-- START OF Collected material --

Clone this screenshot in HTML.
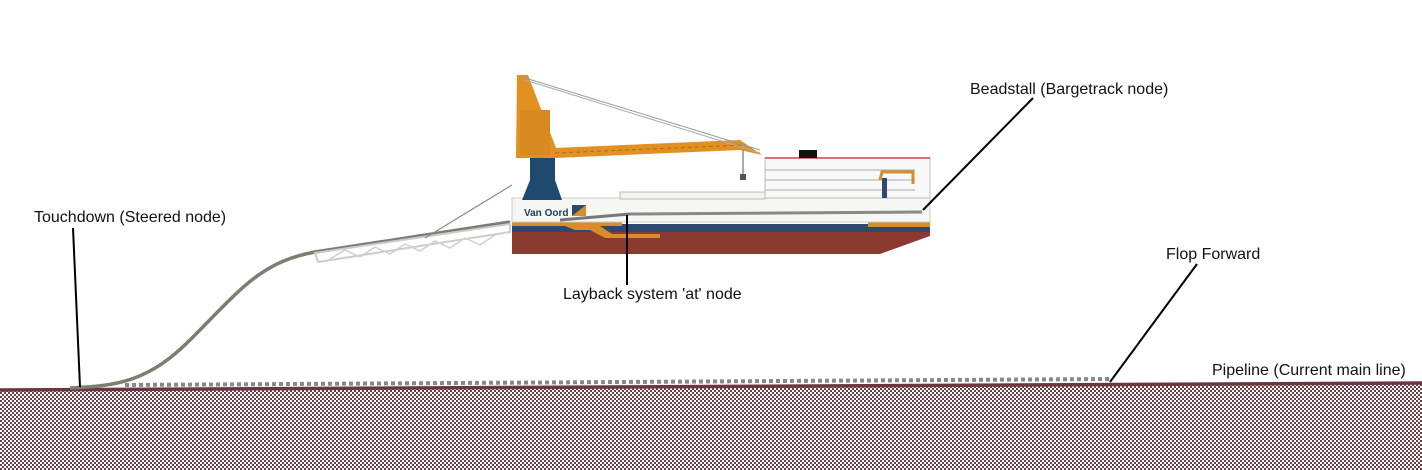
<!DOCTYPE html>
<html><head><meta charset="utf-8"><style>
html,body{margin:0;padding:0;background:#fff;width:1422px;height:470px;overflow:hidden}
svg{display:block}
text{font-family:"Liberation Sans",Arial,sans-serif;font-size:16px;fill:#111}
</style></head><body>
<svg width="1422" height="470" viewBox="0 0 1422 470" xmlns="http://www.w3.org/2000/svg">
<defs>
<pattern id="chk" width="4" height="4" patternUnits="userSpaceOnUse">
<rect width="4" height="4" fill="#fff"/>
<rect width="2" height="2" fill="#6e3d44"/>
<rect x="2" y="2" width="2" height="2" fill="#6e3d44"/>
</pattern>
</defs>
<rect width="1422" height="470" fill="#fff"/>
<!-- seabed -->
<polygon points="0,390 1422,383 1422,470 0,470" fill="url(#chk)"/>
<line x1="0" y1="390" x2="1422" y2="383" stroke="#6b3640" stroke-width="3.5"/>
<!-- dotted laid pipe -->
<line x1="125" y1="385" x2="1110" y2="379" stroke="#888" stroke-width="4" stroke-dasharray="4,3"/>
<!-- suspended pipe -->
<path d="M70,388 C120,386 150,380 190,340 C240,290 260,262 315,252 L510,222" fill="none" stroke="#7d7d72" stroke-width="3.5"/>
<!-- stinger truss -->
<path d="M315,253 L510,224 L510,232 L318,262 Z" fill="none" stroke="#ccc" stroke-width="2"/>
<path d="M330,259 L345,250 L360,257 L375,247 L390,254 L405,244 L420,251 L435,241 L450,248 L465,238 L480,245 L495,235 L508,232" fill="none" stroke="#d0d0d0" stroke-width="1.5"/>
<line x1="425" y1="238" x2="512" y2="185" stroke="#888" stroke-width="1.2"/>
<!-- hull -->
<polygon points="512,229 930,229 930,236 880,254 512,254" fill="#8a3a2e"/>
<rect x="512" y="224" width="418" height="8" fill="#2c4a6e"/>
<rect x="512" y="222" width="110" height="4" fill="#d98d2a"/>
<rect x="868" y="222" width="62" height="5" fill="#d98d2a"/>
<polygon points="565,226 600,226 612,234 660,234 660,238 605,238 590,230 575,230" fill="#d98d2a"/>
<!-- main deck white -->
<rect x="512" y="198" width="418" height="24" fill="#f6f6f2" stroke="#ccc" stroke-width="1"/>
<rect x="620" y="192" width="145" height="7" fill="#f3f3f3" stroke="#bbb" stroke-width="1"/>
<text x="524" y="216" style="font-size:10px;font-weight:bold;fill:#1f3b67">Van Oord</text>
<rect x="572" y="205" width="14" height="11" fill="#2c4a6e"/>
<polygon points="572,216 586,205 586,216" fill="#d98d2a"/>
<!-- deck pipe ramp -->
<line x1="560" y1="220" x2="630" y2="214" stroke="#777" stroke-width="3"/>
<line x1="630" y1="214" x2="922" y2="212" stroke="#888" stroke-width="3"/>
<!-- accommodation -->
<rect x="765" y="158" width="165" height="40" fill="#f8f8f8" stroke="#bbb" stroke-width="1"/>
<line x1="765" y1="158" x2="930" y2="158" stroke="#c44" stroke-width="1.5"/>
<line x1="765" y1="170" x2="915" y2="170" stroke="#aaa"/>
<line x1="765" y1="180" x2="915" y2="180" stroke="#aaa"/>
<line x1="765" y1="190" x2="915" y2="190" stroke="#aaa"/>
<rect x="799" y="150" width="18" height="8" fill="#111"/>
<rect x="882" y="178" width="5" height="20" fill="#2c4a6e"/>
<path d="M880,180 L882,172 L913,172 L913,184" fill="none" stroke="#d98d2a" stroke-width="3"/>
<!-- crane pedestal -->
<polygon points="530,155 555,155 555,180 562,200 522,200 530,180" fill="#1f4a6e"/>
<!-- crane tower -->
<polygon points="517,75 528,75 556,148 556,158 516,158" fill="#e39022"/>
<rect x="520" y="110" width="30" height="45" fill="#d88a20"/>
<!-- boom -->
<polygon points="555,148 740,140 762,155 740,150 555,158" fill="#e39022"/>
<line x1="555" y1="153" x2="745" y2="145" stroke="#b56a10" stroke-width="1" stroke-dasharray="4,3"/>
<line x1="522" y1="77" x2="760" y2="150" stroke="#999" stroke-width="1"/>
<line x1="525" y1="80" x2="760" y2="153" stroke="#aaa" stroke-width="1"/>
<line x1="743" y1="150" x2="743" y2="178" stroke="#555"/>
<rect x="740" y="174" width="6" height="6" fill="#555"/>
<!-- leader lines -->
<line x1="73" y1="228" x2="80" y2="387" stroke="#000" stroke-width="2"/>
<line x1="627" y1="215" x2="627" y2="285" stroke="#000" stroke-width="2"/>
<line x1="1033" y1="98" x2="923" y2="210" stroke="#000" stroke-width="2"/>
<line x1="1197" y1="264" x2="1110" y2="382" stroke="#000" stroke-width="2"/>
<!-- labels -->
<text x="34" y="222">Touchdown (Steered node)</text>
<text x="563" y="299">Layback system 'at' node</text>
<text x="970" y="94">Beadstall (Bargetrack node)</text>
<text x="1166" y="259">Flop Forward</text>
<text x="1212" y="375">Pipeline (Current main line)</text>
</svg>
</body></html>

-- END OF Collected material --

Restate the whole listing above exactly, except for its images.

### Answer
Clone this screenshot in HTML.
<!DOCTYPE html>
<html><head><meta charset="utf-8"><style>
html,body{margin:0;padding:0;background:#fff;width:1422px;height:470px;overflow:hidden}
svg{display:block}
text{font-family:"Liberation Sans",Arial,sans-serif;font-size:16px;fill:#111}
</style></head><body>
<svg width="1422" height="470" viewBox="0 0 1422 470" xmlns="http://www.w3.org/2000/svg">
<defs>
<pattern id="chk" width="4" height="4" patternUnits="userSpaceOnUse">
<rect width="4" height="4" fill="#fff"/>
<rect width="2" height="2" fill="#6e3d44"/>
<rect x="2" y="2" width="2" height="2" fill="#6e3d44"/>
</pattern>
</defs>
<rect width="1422" height="470" fill="#fff"/>
<!-- seabed -->
<polygon points="0,390 1422,383 1422,470 0,470" fill="url(#chk)"/>
<line x1="0" y1="390" x2="1422" y2="383" stroke="#6b3640" stroke-width="3.5"/>
<!-- dotted laid pipe -->
<line x1="125" y1="385" x2="1110" y2="379" stroke="#888" stroke-width="4" stroke-dasharray="4,3"/>
<!-- suspended pipe -->
<path d="M70,388 C120,386 150,380 190,340 C240,290 260,262 315,252 L510,222" fill="none" stroke="#7d7d72" stroke-width="3.5"/>
<!-- stinger truss -->
<path d="M315,253 L510,224 L510,232 L318,262 Z" fill="none" stroke="#ccc" stroke-width="2"/>
<path d="M330,259 L345,250 L360,257 L375,247 L390,254 L405,244 L420,251 L435,241 L450,248 L465,238 L480,245 L495,235 L508,232" fill="none" stroke="#d0d0d0" stroke-width="1.5"/>
<line x1="425" y1="238" x2="512" y2="185" stroke="#888" stroke-width="1.2"/>
<!-- hull -->
<polygon points="512,229 930,229 930,236 880,254 512,254" fill="#8a3a2e"/>
<rect x="512" y="224" width="418" height="8" fill="#2c4a6e"/>
<rect x="512" y="222" width="110" height="4" fill="#d98d2a"/>
<rect x="868" y="222" width="62" height="5" fill="#d98d2a"/>
<polygon points="565,226 600,226 612,234 660,234 660,238 605,238 590,230 575,230" fill="#d98d2a"/>
<!-- main deck white -->
<rect x="512" y="198" width="418" height="24" fill="#f6f6f2" stroke="#ccc" stroke-width="1"/>
<rect x="620" y="192" width="145" height="7" fill="#f3f3f3" stroke="#bbb" stroke-width="1"/>
<text x="524" y="216" style="font-size:10px;font-weight:bold;fill:#1f3b67">Van Oord</text>
<rect x="572" y="205" width="14" height="11" fill="#2c4a6e"/>
<polygon points="572,216 586,205 586,216" fill="#d98d2a"/>
<!-- deck pipe ramp -->
<line x1="560" y1="220" x2="630" y2="214" stroke="#777" stroke-width="3"/>
<line x1="630" y1="214" x2="922" y2="212" stroke="#888" stroke-width="3"/>
<!-- accommodation -->
<rect x="765" y="158" width="165" height="40" fill="#f8f8f8" stroke="#bbb" stroke-width="1"/>
<line x1="765" y1="158" x2="930" y2="158" stroke="#c44" stroke-width="1.5"/>
<line x1="765" y1="170" x2="915" y2="170" stroke="#aaa"/>
<line x1="765" y1="180" x2="915" y2="180" stroke="#aaa"/>
<line x1="765" y1="190" x2="915" y2="190" stroke="#aaa"/>
<rect x="799" y="150" width="18" height="8" fill="#111"/>
<rect x="882" y="178" width="5" height="20" fill="#2c4a6e"/>
<path d="M880,180 L882,172 L913,172 L913,184" fill="none" stroke="#d98d2a" stroke-width="3"/>
<!-- crane pedestal -->
<polygon points="530,155 555,155 555,180 562,200 522,200 530,180" fill="#1f4a6e"/>
<!-- crane tower -->
<polygon points="517,75 528,75 556,148 556,158 516,158" fill="#e39022"/>
<rect x="520" y="110" width="30" height="45" fill="#d88a20"/>
<!-- boom -->
<polygon points="555,148 740,140 762,155 740,150 555,158" fill="#e39022"/>
<line x1="555" y1="153" x2="745" y2="145" stroke="#b56a10" stroke-width="1" stroke-dasharray="4,3"/>
<line x1="522" y1="77" x2="760" y2="150" stroke="#999" stroke-width="1"/>
<line x1="525" y1="80" x2="760" y2="153" stroke="#aaa" stroke-width="1"/>
<line x1="743" y1="150" x2="743" y2="178" stroke="#555"/>
<rect x="740" y="174" width="6" height="6" fill="#555"/>
<!-- leader lines -->
<line x1="73" y1="228" x2="80" y2="387" stroke="#000" stroke-width="2"/>
<line x1="627" y1="215" x2="627" y2="285" stroke="#000" stroke-width="2"/>
<line x1="1033" y1="98" x2="923" y2="210" stroke="#000" stroke-width="2"/>
<line x1="1197" y1="264" x2="1110" y2="382" stroke="#000" stroke-width="2"/>
<!-- labels -->
<text x="34" y="222">Touchdown (Steered node)</text>
<text x="563" y="299">Layback system 'at' node</text>
<text x="970" y="94">Beadstall (Bargetrack node)</text>
<text x="1166" y="259">Flop Forward</text>
<text x="1212" y="375">Pipeline (Current main line)</text>
</svg>
</body></html>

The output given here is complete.